The number of people learning English points to the fact that mastery of a foreign language may mean better pay and jobs, says Yuichi Izaki, Public Affairs Manager at Nova, Japan's largest language school.

In Japan's hefty foreign-language teaching industry, which is mainly built on demand for English, aggressive schools are looking to open new markets.

For example, Chinese classes can use the administrative and technical infrastructure already in place for English teaching. On Nova's optical-fiber system, Mandarin is literally surfing in the wake of English. Initially designed to facilitate English instruction, high-speed cable and camera networks let Nova's city-based teachers reach Mandarin students at home anywhere in Japan.

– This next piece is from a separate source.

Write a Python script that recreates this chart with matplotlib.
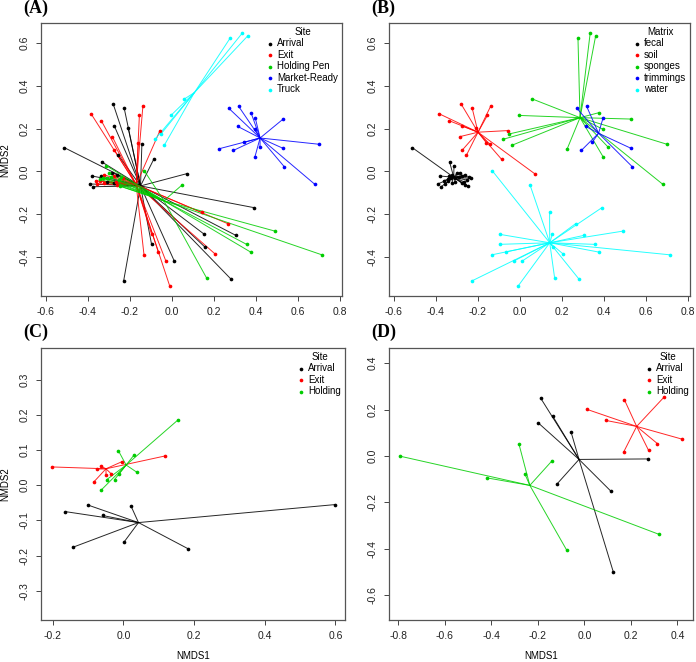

Others in the education business see the wealth of English-language teaching software and techniques as pioneers for similar products and methods for teaching Chinese.

Can Japan keep up?

"Japanese companies trail their European rivals in producing savvy Chinese marketing copy, believes Chinese journalist Mo Bang Fu. "In the Chinese market," he wrote in a recent Tokyo-based trade journal, "you must talk in Chinese to Chinese consumers." Although Mo aimed his comments at large companies, Japan's smaller, less-experienced organizations are also increasingly focusing on China.

Hokkaido University's Shimizu says that local government officials regularly press him to turn out a higher number of fluent Chinese-speaking graduates. It is the smaller organizations and businesses with meager language-training budgets that are bearing the brunt of Japan's shortage of fluent Chinese speakers.

The haphazard approach to communications taken by small and medium-size enterprises entering China can lead to unwarranted risks, says Tanabe of JETRO. "They use linguists with no business experience or business people with little language ability; neither is very good," he warns. In the future, small businesses hitting snags in relationship-building on the continent may have only themselves -- or Japan's lackluster commitment to Chinese-language teaching -- to blame.

Meanwhile, putting his mouth where his money is, the energetic headhunter Kamimura has started learning Mandarin. "The Chinese people very quickly understand whether you like them and their culture: Speaking to them in their language is the best way of building friendship and trust," which, he says, are the keystones for business.

His advice? "Start learning and get out there!"